Many of the students in the audience were are part of Educate Now on Understanding Genocide and Hate (E.N.O.U.G.H.) at Horace Greeley High School and Seven Bridges Middle School. They presented awards to the student winners of the fifth annual Holocaust and Human Rights Writing & Arts Contest.

Greeley sophomore Baily Card captured first place in the high school writing contest. She read her winning essay “We the Keepers.” Card wrote about how collective memory of the Holocaust informs antisemitism today.

Middle school ninth-grader Aditi Vijil won for her poem “Birds,” and sixth-grader Nolan Kim was recognized for “Combating Antisemitism,” stressing the importance for all citizens to combat antisemitism and hate.

Speakers also included Westchester County Executive George Latimer, state Sen. Peter Harckham (D-Lewisboro) and Assemblyman Chris Burdick (D-Bedford).

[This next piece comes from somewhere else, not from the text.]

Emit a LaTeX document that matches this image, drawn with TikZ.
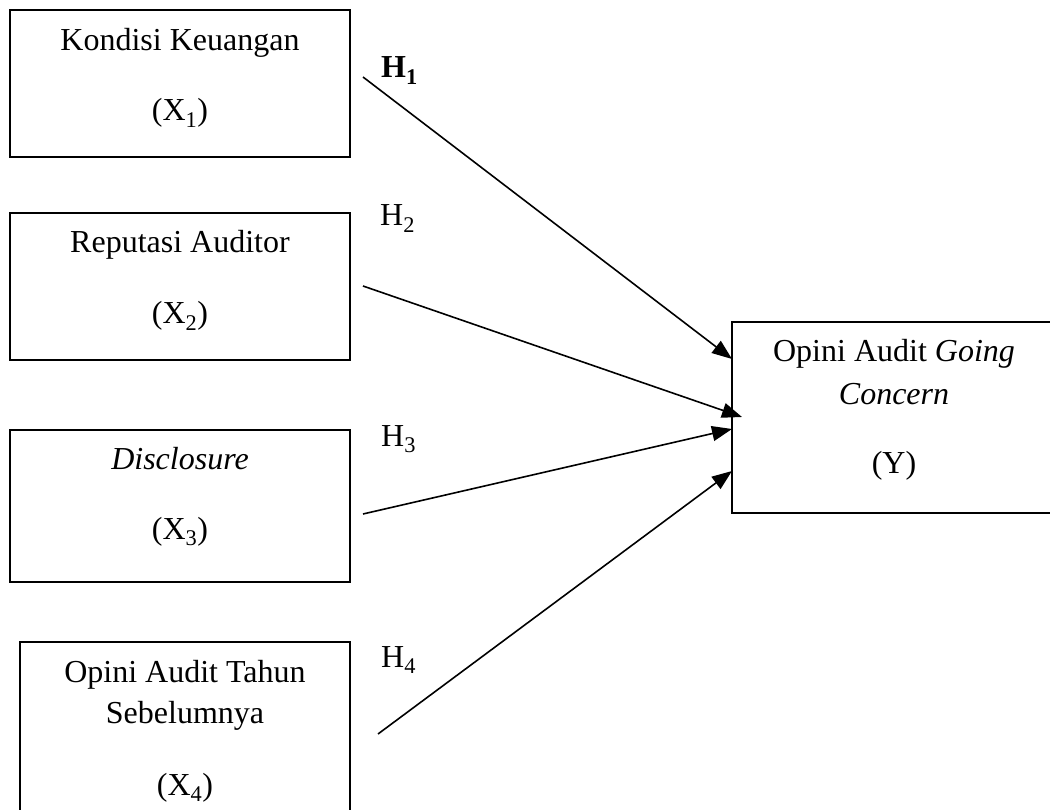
\documentclass[tikz,border=0pt]{standalone}
\usepackage{fontspec}
\setmainfont{Liberation Serif}
\usetikzlibrary{arrows.meta}
\begin{document}
\begin{tikzpicture}[x=1pt,y=-1pt,
  box/.style={draw,line width=2pt,inner sep=0pt,outer sep=0pt},
  txt/.style={anchor=base,inner sep=0pt,font=\fontsize{32}{40}\selectfont},
  hlab/.style={anchor=base west,inner sep=0pt,font=\fontsize{32}{40}\selectfont},
  link/.style={line width=1.6pt,-{Triangle[length=20pt,width=15pt]}}]
\clip (0,0) rectangle (1050,810);
\fill[white] (0,0) rectangle (1050,810);
% boxes
\node[box,minimum width=340pt,minimum height=147pt] (x1) at (180,83.5) {};
\node[box,minimum width=340pt,minimum height=147pt] (x2) at (180,286.5) {};
\node[box,minimum width=340pt,minimum height=152pt] (x3) at (180,506) {};
\node[box,minimum width=330pt,minimum height=188pt] (x4) at (185,736) {};
\node[box,minimum width=326pt,minimum height=191pt] (y) at (895,417.5) {};
% texts
\node[txt] (x1a) at (180,51) {Kondisi Keuangan};
\node[txt] (x1b) at (180,121) {(X\textsubscript{1})};
\node[txt] (x2a) at (180,253) {Reputasi Auditor};
\node[txt] (x2b) at (180,324) {(X\textsubscript{2})};
\node[txt] (x3a) at (180,469) {\textit{Disclosure}};
\node[txt] (x3b) at (180,539) {(X\textsubscript{3})};
\node[txt] (x4a) at (185,682) {Opini Audit Tahun};
\node[txt] (x4b) at (185,723) {Sebelumnya};
\node[txt] (x4c) at (185,795) {(X\textsubscript{4})};
\node[txt] (ya) at (894,362) {Opini Audit \textit{Going}};
\node[txt] (yb) at (894,404) {\textit{Concern}};
\node[txt] (yc) at (894,473) {(Y)};
% hypothesis labels
\node[hlab] (h1) at (381,78) {\textbf{H\textsubscript{1}}};
\node[hlab] (h2) at (380,226) {H\textsubscript{2}};
\node[hlab] (h3) at (381,446) {H\textsubscript{3}};
\node[hlab] (h4) at (381,667) {H\textsubscript{4}};
% connector ends
\coordinate (s1) at (363,77);
\coordinate (s2) at (363,286);
\coordinate (s3) at (363,514);
\coordinate (s4) at (378,734);
\coordinate (e1) at (732,359);
\coordinate (e2) at (742,417);
\coordinate (e3) at (732,429);
\coordinate (e4) at (732,471);
\draw[link] (s1) -- (e1);
\draw[link] (s2) -- (e2);
\draw[link] (s3) -- (e3);
\draw[link] (s4) -- (e4);
\end{tikzpicture}
\end{document}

Latimer emphasized how misleading information about the Hamas attack in October has perpetuated the notion that Israel is the aggressor, not the victim.

“What happened on Oct. 7 was clearly a terrorist act, no different from 9/11 or any of a hundred other terrorist attacks we have witnessed,” Latimer explained. “What was different was that the people who perpetrated the attack and people who were their allies had changed the narrative and they now project to the Jewish community at large that it’s the Jewish community that’s the oppressor, not the victim of what happened that day. We have to push back on that and we can do it with love, education and fortitude.”

Latimer cautioned the students, in particular, about being susceptible to misinformation.

“Every generation gets tested like this,” he said. “If we don’t speak out now, there will be nobody left to speak out later.”